Friday, September 24, 2010

This just gets harder and harder

Apologies for the light posting schedule these days. Much of the reason for it is that the day job has been a full time one lately. But a lot of it, I'll admit, is a sense of, what's the point? It's not so much the seeming inevitability of stark losses in the midterms. I've come to terms with our modern politics in which Republicans gain power, screw the pooch, Democrats are elected to clean up the ensuing mess, and are then punished for it by our ADD electorate.

No, it really has come down to the realization -- and I don't think I'm naive, but still -- that the modern GOP has no interest whatsoever in public policy beyond acquiring power. In the past, as Krugman writes today, there was at least some theory beyond their crackpot policy prescriptions. Laffer had his curve. Today, there's not so much as an old cocktail napkin against which to argue.

The approach Mr. Boehner set out is based on a belief that smaller government, lower taxes and less regulation will fuel economic growth, create jobs and ultimately lead to a more prosperous nation. It deviated little from the tenets of mainstream conservatism over the last generation.

But even conservative-leaning budget and policy analysts said that the Republican blueprint, as drafted, would lead to bigger, not smaller, deficits and that it did not contain the concrete, politically difficult steps needed to alter the nation’s fiscal trajectory.

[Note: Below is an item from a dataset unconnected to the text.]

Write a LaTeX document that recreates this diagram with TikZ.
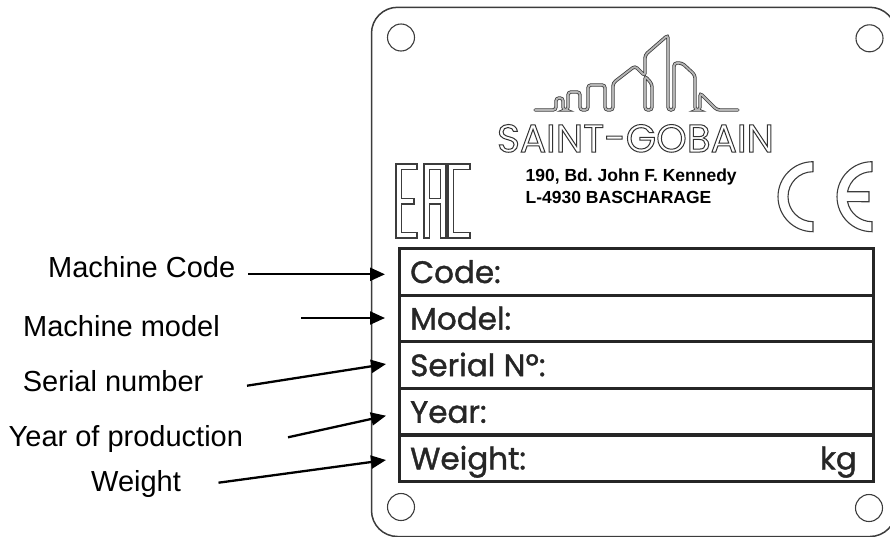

In the agenda, Republicans said they would extend all of the Bush-era tax cuts, which would add roughly $4 trillion to the deficit over 10 years. They also proposed a new tax break for small businesses at a cost of $25 billion over the next two years.

And while they called for quickly slashing about $100 billion in “nonsecurity” discretionary spending, they did not specify how those cuts would be carried out. Moreover, experts said such reductions would not change the long-term budgetary picture.

“I wouldn’t call this a deficit reduction plan,” said Robert L. Bixby, executive director of the Concord Coalition, a nonprofit group that advocates fiscal responsibility.

“It’s a net increase in the deficit, because extending all of the tax cuts is a huge hit on the deficit, and they are not making anywhere near the magnitude of the spending cuts you would need to justify extending those tax cuts on a permanent basis.”

Critics noted that the Republican plan pointedly excluded military and other security programs from budget cuts — even though Pentagon spending has soared in recent years — and that the plan even called for added spending on missile defense.

In addition, the House Republicans said that repealing the Democrats’ health care law would be the centerpiece of their agenda. But they also indicated they would retain popular provisions that would probably lead to a big increase in health care costs.


Although the seriousness of the consequences are all too real, it's just not all that interesting coming up with arguments against such unserious politics.